Send promo kits. You can do this even when you don’t know of any tours are planned. Put together a good press kit, physical or electronic, and send it to relevant promoters. Tell them your goals and ask them to consider your band whenever they have an appropriate tour.
Keep an eye on tour announcements. Sign up to mailing lists of the right promoters and follow the right pages on social media. Be sure you know about upcoming tours in your area so you can apply for support slots. Snooze ya lose.
Apply for specific tours. Once you see a tour announcement, check if there are support bands on the lineup yet or not. If they are taking applications, follow their instructions and get in touch with them. If no specific guidelines, approach the promoter by email and tell them your interested. No need to follow up here, the more you annoy them the less inclined they want you on their show. Don’t be disheartened if you don’t get the spot, there is always a next time.
Promote it. This is the perfect thing to share around. Now is the time to hammer your social media and email your mailing list. Give away free stickers at the gig and maybe even an email list sign up form so people can keep following your band.
Offer your help to the promoter. Hand out flyers at local gigs, add flyers to your merch orders, ask them what you can do to make it a great show.
Be punctual. Start on time and finish on time. Pack off the stage quickly and make room for the next band as quick as you can.
Be polite. Say hello and thank you to the people involved. Be a good person and people will notice.
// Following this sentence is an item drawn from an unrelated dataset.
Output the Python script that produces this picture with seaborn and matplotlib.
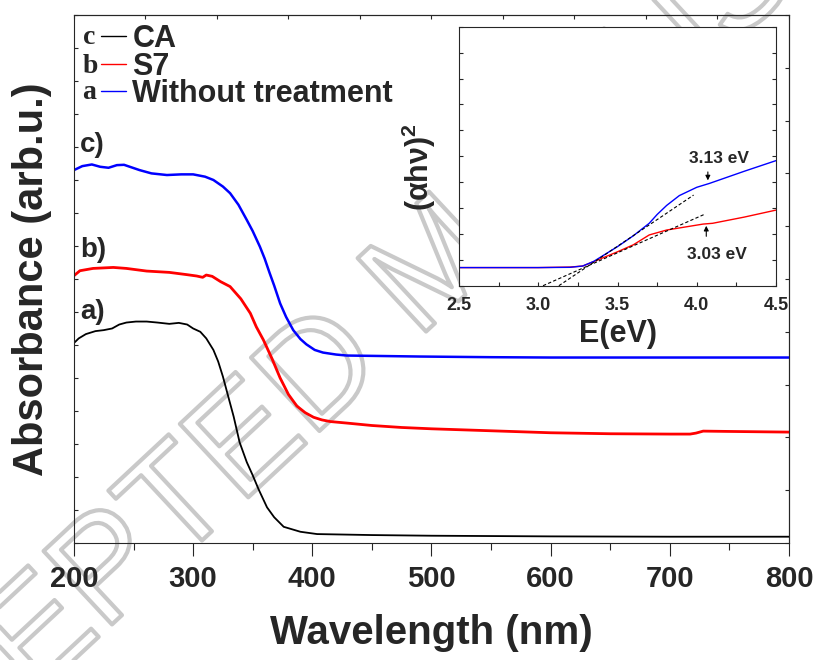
import numpy as np
import pandas as pd
import matplotlib
matplotlib.use("Agg")
import matplotlib.pyplot as plt
import matplotlib.patheffects as pe
from matplotlib.lines import Line2D
import seaborn as sns

# --- main UV-vis spectra (arbitrary units) ---
wl_blue = [200, 207, 215, 222, 229, 236, 242, 255, 265, 278, 290, 300, 310, 317,
           325, 331, 338, 345, 350, 356, 360, 364, 368, 373, 378, 384, 390, 395,
           402, 409, 420, 429, 450, 490, 550, 600, 700, 800]
abs_blue = [11.30, 11.42, 11.47, 11.40, 11.37, 11.45, 11.46, 11.30, 11.20, 11.15,
            11.17, 11.17, 11.10, 11.00, 10.80, 10.60, 10.25, 9.79, 9.45, 8.98, 8.62,
            8.20, 7.80, 7.26, 6.85, 6.45, 6.18, 6.02, 5.85, 5.77, 5.71, 5.68, 5.67,
            5.65, 5.63, 5.62, 5.62, 5.62]

wl_red = [200, 205, 216, 233, 244, 261, 280, 295, 303, 308, 311, 316, 323, 331,
          340, 348, 353, 359, 366, 373, 380, 387, 394, 401, 408, 415, 430, 450,
          475, 500, 550, 600, 650, 700, 717, 722, 728, 750, 800]
abs_red = [8.10, 8.25, 8.32, 8.35, 8.32, 8.24, 8.20, 8.13, 8.09, 8.05, 8.12, 8.08,
           7.92, 7.77, 7.40, 6.96, 6.55, 6.15, 5.60, 5.00, 4.50, 4.15, 3.95, 3.81,
           3.73, 3.68, 3.63, 3.56, 3.50, 3.46, 3.40, 3.34, 3.31, 3.30, 3.30, 3.33,
           3.39, 3.38, 3.36]

wl_black = [200, 204, 210, 218, 225, 232, 238, 244, 252, 261, 270, 280, 288, 295,
            300, 306, 311, 317, 321, 325, 329, 334, 339, 345, 350, 355, 362, 368,
            376, 390, 404, 450, 500, 600, 700, 800]
abs_black = [6.06, 6.20, 6.33, 6.42, 6.45, 6.50, 6.62, 6.68, 6.71, 6.71, 6.68, 6.64,
             6.67, 6.62, 6.50, 6.40, 6.20, 5.85, 5.50, 5.04, 4.50, 3.83, 3.05, 2.45,
             2.05, 1.62, 1.08, 0.78, 0.49, 0.34, 0.27, 0.24, 0.22, 0.20, 0.19, 0.19]

# --- inset: Tauc plot ---
e_blue = [2.5, 3.0, 3.2, 3.28, 3.35, 3.5, 3.6, 3.7, 3.75, 3.81, 3.89, 4.0, 4.08,
          4.3, 4.5]
tauc_blue = [0.70, 0.70, 0.71, 0.76, 0.94, 1.51, 1.93, 2.41, 2.75, 3.10, 3.48,
             3.80, 3.95, 4.42, 4.83]
e_red = [2.5, 3.0, 3.2, 3.28, 3.35, 3.5, 3.6, 3.7, 3.81, 3.96, 4.04, 4.1, 4.3, 4.5]
tauc_red = [0.70, 0.70, 0.72, 0.76, 0.93, 1.31, 1.58, 1.96, 2.15, 2.30, 2.38,
            2.41, 2.65, 2.92]
fit_blue_e = [3.13, 3.98]
fit_blue_y = [0.0, 3.50]
fit_red_e = [3.03, 4.05]
fit_red_y = [0.0, 2.76]

labels = ["CA", "S7", "Without treatment"]
letters = ["c", "b", "a"]
colors = ["black", "#ff0000", "#0000ff"]

sns.set_style("ticks")
plt.rcParams["font.family"] = ["Liberation Sans", "DejaVu Sans"]
plt.rcParams["font.weight"] = "bold"
plt.rcParams["axes.linewidth"] = 0.8
plt.rcParams["mathtext.fontset"] = "custom"
plt.rcParams["mathtext.bf"] = "Liberation Sans:bold"
plt.rcParams["mathtext.rm"] = "Liberation Sans:bold"

fig = plt.figure(figsize=(8.21, 6.60), dpi=100)
fig.patch.set_facecolor("white")

# watermark behind everything
fig.text(0.535, 0.595, "ACCEPTED MANUSCRIPT", rotation=43, fontsize=105,
         fontweight="normal", ha="center", va="center", color="none",
         zorder=-5, path_effects=[pe.Stroke(linewidth=3, foreground="#c9c9c9")])

ax = fig.add_axes([0.0901, 0.1773, 0.8709, 0.8])
ax.set_facecolor("none")

sns.lineplot(x=wl_black, y=abs_black, color=colors[0], lw=1.3, ax=ax)
sns.lineplot(x=wl_red, y=abs_red, color=colors[1], lw=2.0, ax=ax)
sns.lineplot(x=wl_blue, y=abs_blue, color=colors[2], lw=1.8, ax=ax)

ax.set_xlim(200, 800)
ax.set_ylim(0, 16)
ax.set_xticks(np.arange(200, 801, 100))
ax.set_xticks(np.arange(250, 800, 100), minor=True)
ax.set_yticks(np.arange(0, 17, 1))
ax.set_yticklabels([])
ax.tick_params(axis="x", which="major", direction="out", length=9, width=0.8,
               labelsize=21, pad=7)
ax.tick_params(axis="x", which="minor", direction="out", length=5, width=0.8)
ax.tick_params(axis="y", direction="in", length=3, width=0.8)
for t in ax.get_xticklabels():
    t.set_fontweight("bold")
ax.set_xlabel("Wavelength (nm)", fontsize=29, fontweight="bold", labelpad=15)
ax.set_ylabel("Absorbance (arb.u.)", fontsize=30, fontweight="bold", labelpad=12)

top = ax.secondary_xaxis("top")
top.set_xticks(np.arange(200, 801, 60))
top.tick_params(direction="in", length=3, width=0.8, labeltop=False)
right = ax.secondary_yaxis("right")
right.set_yticks(np.arange(0, 16.1, 1.6))
right.tick_params(direction="in", length=3, width=0.8, labelright=False)

for txt, yv in zip(["c)", "b)", "a)"], [12.06, 8.88, 7.0]):
    ax.text(205, yv, txt, fontsize=20, fontweight="bold", ha="left", va="center")

handles = [Line2D([], [], color=c, lw=1.0) for c in colors]
leg = ax.legend(handles, labels, loc="upper left", bbox_to_anchor=(0.021, 1.006),
                frameon=False, handlelength=0.82, handletextpad=0.2,
                labelspacing=-0.08, borderaxespad=0.0,
                prop={"size": 22, "weight": "bold"})
for lt, yv in zip(letters, [0.958, 0.902, 0.853]):
    ax.text(0.012, yv, lt, transform=ax.transAxes, fontsize=20,
            fontweight="bold", family="Liberation Serif", ha="left", va="center")

# inset
ins = fig.add_axes([0.5591, 0.5671, 0.3861, 0.3924])
ins.set_facecolor("white")
sns.lineplot(x=e_red, y=tauc_red, color=colors[1], lw=1.0, ax=ins)
sns.lineplot(x=e_blue, y=tauc_blue, color=colors[2], lw=1.0, ax=ins)
sns.lineplot(x=fit_blue_e, y=fit_blue_y, color="black", lw=0.8, ls=(0, (3, 2)), ax=ins)
sns.lineplot(x=fit_red_e, y=fit_red_y, color="black", lw=0.8, ls=(0, (3, 2)), ax=ins)
ins.set_xlim(2.5, 4.5)
ins.set_ylim(0, 10)
ins.set_xticks([2.5, 3.0, 3.5, 4.0, 4.5])
ins.set_xticks(np.arange(2.75, 4.5, 0.5), minor=True)
ins.set_yticks(np.arange(0, 10.1, 1))
ins.set_yticklabels([])
ins.tick_params(axis="x", which="both", direction="in", length=3, width=0.8,
                labelsize=13, pad=8)
ins.tick_params(axis="y", direction="in", length=3, width=0.8, right=True)
for t in ins.get_xticklabels():
    t.set_fontweight("bold")
ins.set_xlabel("E(eV)", fontsize=22, fontweight="bold", labelpad=4)
ins.set_ylabel("(αhν)$^\\mathbf{2}$", fontsize=22, fontweight="bold", labelpad=4)
ins.yaxis.set_label_coords(-0.065, 0.46)

ins.annotate("", xy=(4.07, 3.96), xytext=(4.07, 4.5),
             arrowprops=dict(arrowstyle="-|>", color="black", lw=0.8, mutation_scale=7))
ins.text(4.14, 4.92, "3.13 eV", fontsize=12.5, fontweight="bold", ha="center", va="center")
ins.annotate("", xy=(4.06, 2.42), xytext=(4.06, 1.8),
             arrowprops=dict(arrowstyle="-|>", color="black", lw=0.8, mutation_scale=7))
ins.text(4.13, 1.22, "3.03 eV", fontsize=12.5, fontweight="bold", ha="center", va="center")

fig.savefig("out.png", dpi=100, facecolor="white")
Most importantly, perform well. Be at the top of your game and make the most of the opportunity.
You probably won’t get paid much, if at all. The payment here is exposure, but promoters should still at least give you a little bit of money. You can ask about payment, but don’t be demanding and remember you are not the main attraction. If you are asked to pay to play, don’t accept it without speaking to someone first who knows what they’re doing.
Sometimes you will get to sell tickets. Promoters may think you can help them out with that, if so you should get a cut. Don’t let them take advantage of you.
You might not get a long set time, depending on the lineup and how long the touring band needs to play.
You might not get a soundcheck. Have your band members ready at all times in case you only get a quick line check.
Backline might not be available. Some touring bands leave their gear on stage for the whole gig, and banners. You will have to set up in front of their stuff, prepare to be squashed.
The touring band will sometimes want to hang out with you and sometimes will not. Respect their wishes and don’t be a punisher.
The touring band can’t necessarily get your band a tour with them in another country. Whilst you can make a good impression to them, don’t expect that they can automatically put a good word in for you and get you too many favours.
You can sell merch and make the most of the big crowd. Sometimes touring bands make you price match so your stuff is not cheaper than theres, but not always.